Frames are a legacy component of HTML 4 and should no longer be used.
Jakob Nielsen, the author of several usability books, wrote an article in 1996 that criticized frames. Some key points mentioned in the article are:
- Frames prevent users from properly bookmarking pages. When a bookmarked frameset page is loaded, the previous mouse clicks of the user inside the frames do not matter. Only the outer URL is saved and users have to navigate to where they were manually.
- Frames present challenges for printing web pages. Printing all the frames at once is not suited to the different dimensions of paper (and users can get only the first pageful that way). Users generally have to right-click the frame they want and choose the appropriate context menu option.
- Users coming from search engines may not have access to navigational elements if they are located in another frame and they are directed to only that frame the search engine found the text in.
Chances are good that if you see a column of text, graphics, or links that do not scroll when other portions of a page do, that site is using frames.
The home page for the popular Yahoo
Yahoo Web site does not use frames. Frames are no longer used because of challenges that they create with useability.

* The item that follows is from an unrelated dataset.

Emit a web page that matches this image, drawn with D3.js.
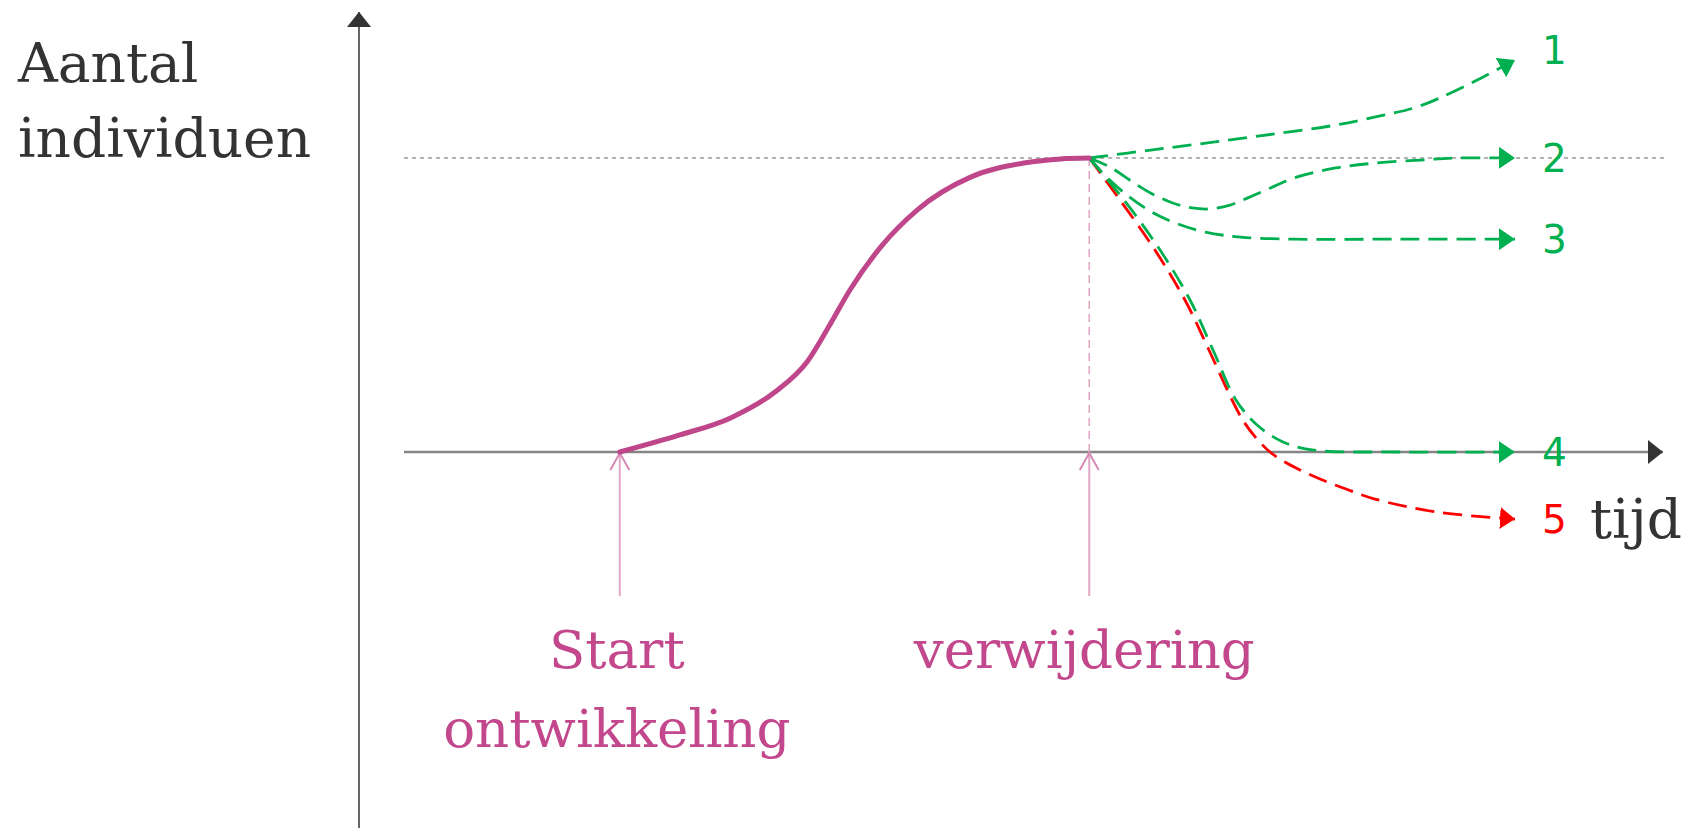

The most common markup language used for mobile web sites is HTML5 as of April 2019.
There are 2 basic platforms used for mobile devices. They are
- iOS for Apple
- Android platform
HTML5 is currently being implemented for the mobile web as well HTML5 applications. This standard ensures specific markup for your web site that works best on mobile devices.
For instance, it does not allow HTML frames or nested tables, which perform poorly on mobile devices. Along with the DOCTYPE, be sure to declare the appropriate character encoding for the document (such as UTF-8).